A roadmap for hitting your financial goals

March was a relatively quiet month for the All-Cap Value portfolio. I did not make any changes to the portfolio, and returns were roughly in line with the S&P 500. Since April is National Financial Literacy Month, I have decided to devote this month’s post to providing some suggestions that might be useful to the average person who is struggling to save for retirement or meet other financial goals.

The following suggestions are offered as “food for thought” only. I am not a registered investment adviser and readers should consult specialists whom they trust before putting any of my suggestions into action.

One thing that we have all hopefully learned from the experience of the financial markets in the last decade is that we shouldn’t rely too much on investment returns to reach our financial goals.

If you have less money now than you expected to have, then you need to either adjust your expectations, increase your savings rate, or both. Welcome to the club. A friend of mine has resigned himself to a novel new post-financial-crisis strategy for securing his young family’s future: “don’t retire and don’t die.” A less extreme version of this mantra might be: “save more, spend wisely, and invest soberly.”

I believe it is important in today’s uncertain world to maintain adequate cash reserves and insurance. Before you even begin to think about accumulating a stock and bond portfolio, I believe you should make sure that you have six-months worth of cash socked away in a deposit account or very short-term CDs.

Be careful about money market accounts; they are not FDIC insured and may lose value if another financial panic occurs (which is likely to be just when you will need them the most). If you have dependents, I believe you should have substantial term-life insurance coverage.

The exact amount needed depends on the age of your dependents and other circumstances, but $500,000 in coverage is a good benchmark, in my opinion. I believe most average people do not need whole life or other more complex insurance products that are typically sold with out-sized fees and commissions for brokers or agents.

The standard investment advice that investors often hear from responsible, disinterested financial advisors is to allocate investment funds among stocks and bonds so that the percentage of bonds in your portfolio is approximately equal to your age.

The major beef that I have with this advice is that I believe there is a very real chance that long-duration fixed-rate bonds will be cremated as the U.S. inflates its way out of its intractable debt problem in the coming years. Consider floating rate corporate bond or loan funds, or even low yielding TIPs (in tax-sheltered retirement accounts only) for your debt exposure.

If inflation really takes off, it will no longer seem strange, in my opinion, that investors are willing to accept no real return, or to even pay a few basis points for a U.S. government guarantee that the real value of their savings will be preserved for twenty years.

Since the epic nose dive that the stock market took in the fall of 2008, many average people have been scared out of the stock market. I believe this is a mistake for anyone with long-term goals who has adequate cash reserves and insurance.

The stock market is risky, especially in the short-term, but it is not a rip-off.
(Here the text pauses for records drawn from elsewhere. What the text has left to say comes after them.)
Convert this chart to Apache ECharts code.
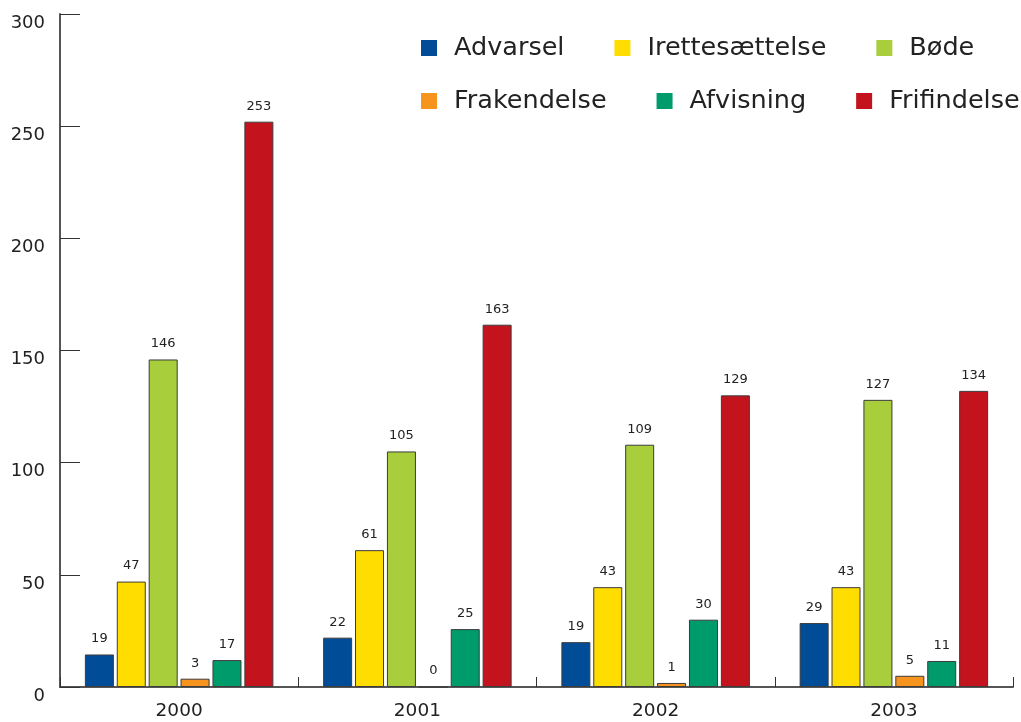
<!DOCTYPE html>
<html>
<head>
<meta charset="utf-8">
<script src="https://cdn.jsdelivr.net/npm/echarts@6/dist/echarts.min.js"></script>
<style>html,body{margin:0;padding:0;background:#fff}#c{width:1021px;height:722px}</style>
</head>
<body>
<div id="c"></div>
<script>
var years = ['2000', '2001', '2002', '2003'];
var seriesNames = ['Advarsel', 'Irettesættelse', 'Bøde', 'Frakendelse', 'Afvisning', 'Frifindelse'];
var colors = ['#004C97', '#FFDD00', '#A8CE3B', '#F7941E', '#009B6B', '#C3141D'];
// bar heights as drawn
var advarsel = [14.5, 22, 20, 28.5];
var irettesaettelse = [47, 61, 44.5, 44.5];
var bode = [146, 105, 108, 128];
var frakendelse = [3.7, 0, 1.8, 5];
var afvisning = [12, 25.8, 30, 11.6];
var frifindelse = [252, 161.5, 130, 132];
// printed value labels
var advarselLbl = [19, 22, 19, 29];
var irettesaettelseLbl = [47, 61, 43, 43];
var bodeLbl = [146, 105, 109, 127];
var frakendelseLbl = [3, 0, 1, 5];
var afvisningLbl = [17, 25, 30, 11];
var frifindelseLbl = [253, 163, 129, 134];
var yTicks = [0, 50, 100, 150, 200, 250, 300];

var values = [advarsel, irettesaettelse, bode, frakendelse, afvisning, frifindelse];
var labels = [advarselLbl, irettesaettelseLbl, bodeLbl, frakendelseLbl, afvisningLbl, frifindelseLbl];

var chart = echarts.init(document.getElementById('c'), null, {renderer: 'canvas'});
var legendCommon = {
  left: 421, padding: 0, itemWidth: 16, itemHeight: 16, itemGap: 50, icon: 'rect',
  itemStyle: {borderWidth: 0},
  textStyle: {fontFamily: 'DejaVu Sans', fontSize: 25.5, color: '#222', padding: [0, 0, 0, 12]}
};
var series = seriesNames.map(function (n, i) {
  return {
    name: n, type: 'bar', data: values[i],
    barWidth: 29, barGap: '10%',
    itemStyle: {color: colors[i], borderColor: '#3c3c3c', borderWidth: 1},
    label: {
      show: true, position: 'top', distance: 9,
      fontFamily: 'DejaVu Sans', fontSize: 13, color: '#222',
      formatter: function (p) { return labels[i][p.dataIndex]; }
    }
  };
});
chart.setOption({
  animation: false,
  color: colors,
  grid: {left: 60, right: 8, top: 14, bottom: 35},
  legend: [
    Object.assign({top: 35, data: seriesNames.slice(0, 3)}, legendCommon),
    Object.assign({top: 88, data: seriesNames.slice(3)}, legendCommon)
  ],
  xAxis: {
    type: 'category', data: years,
    axisLine: {lineStyle: {color: '#555', width: 2}},
    axisTick: {show: true, inside: true, length: 10, interval: 0, lineStyle: {color: '#333', width: 1}},
    axisLabel: {fontFamily: 'DejaVu Sans', fontSize: 18.5, color: '#222', margin: 15}
  },
  yAxis: {
    type: 'value', min: yTicks[0], max: yTicks[yTicks.length - 1], interval: 50,
    splitLine: {show: false},
    axisLine: {show: true, lineStyle: {color: '#555', width: 2}},
    axisTick: {show: true, inside: true, length: 20, lineStyle: {color: '#333', width: 1}},
    axisLabel: {fontFamily: 'DejaVu Sans', fontSize: 18, color: '#222', margin: 15, verticalAlign: 'top'}
  },
  series: series
});
</script>
</body>
</html>
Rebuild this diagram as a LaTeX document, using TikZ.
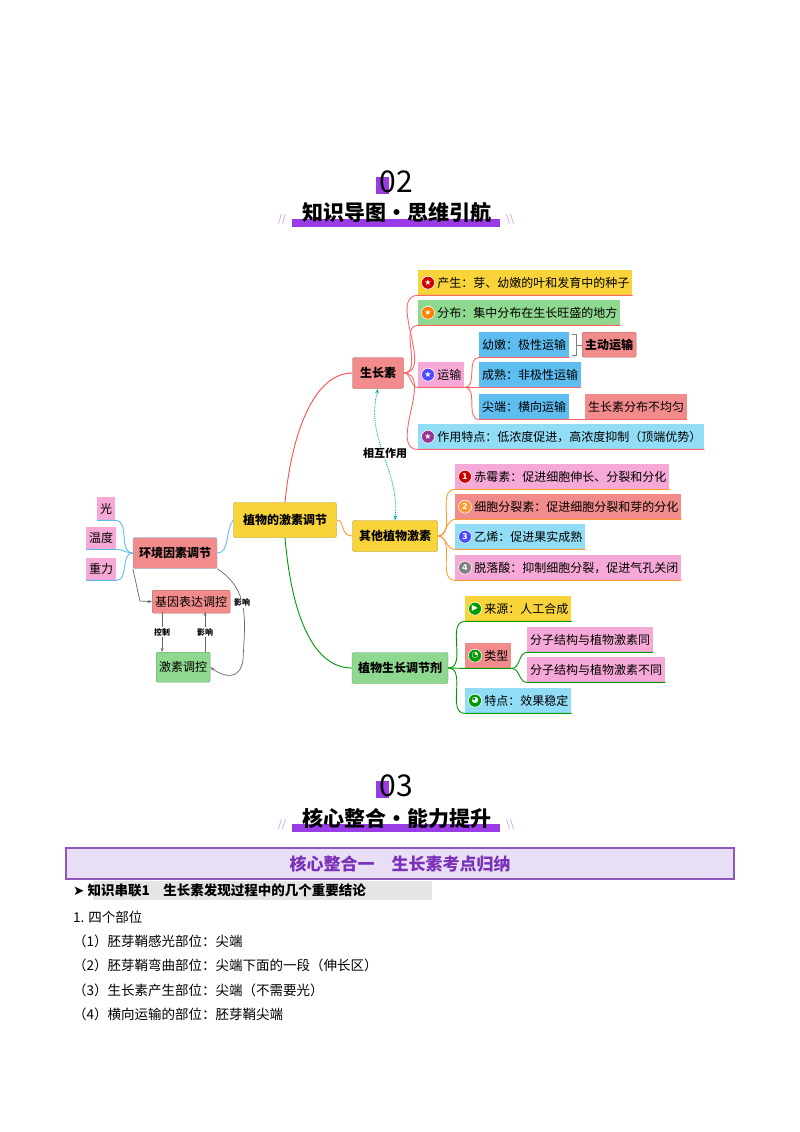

Stocks represent ownership in real, mostly profitable businesses, and that is how you should think of them. In the long-run, stocks have provided the highest returns of any investable asset class.

While there is no guarantee that the returns to stocks will be as high going forward as they have been in the past, I believe the future returns should be satisfactory to investors who do not buy in at egregiously inflated prices. Since determining what are egregiously inflated prices is not always so easy in practice, it might not be a bad idea to “ease in” to the market via a strategy of dollar cost averaging. The key is to understand that stocks are for the long-term. Don’t put money into stocks that you will need in less than 10 (or even better 20 or 30) years.

If you are thinking about investing in stocks, don’t pay any attention to the hoopla surrounding “high frequency trading.” I believe you should just identify good companies with cheap stocks and place your bids with limit orders. I think you should stay away from IPOs and other well documented rip-offs.

Don’t play into Wall Street’s hands by trading too frequently or spending money to construct complicated hedges using options or futures. A good rule of thumb, in my opinion, is that if Wall Street is trying to sell it to you, you don’t want to buy it. If all of this sounds too hard, find a capable advisor to manage your investments for you.

Just make sure that you choose one who is independent of the companies that sell the investments that an advisor will be buying on your behalf. Ask a potential advisor whether he is obligated under the law to act as fiduciary for you, which means that he is obligated to act in your best interest. Generally, registered investment advisers are, and stock brokers are not.

Returning to the big picture, saving money, avoiding disastrous investments and frauds, and reflecting carefully about your needs and wants are the most important factors in securing a financially satisfying retirement. The bad news about saving is that its not easy, but the good news is that it is under your control.

Avoiding investment disasters and frauds does not require genius, but a healthy degree of skepticism. For example, never write a check to an investment advisor directly. The standard practice is to write the check to the custodian (often a big bank or brokerage house) and give the investment advisor authorization to invest the funds, but not to withdraw them.

If you are contemplating a big investment commitment, talk it over with your spouse or a trusted friend or family member before signing on the line which is dotted. Above all, the older that you get the more important it becomes that you don’t risk what you have and need for things that, in the excitement of a moment, you think that you might want.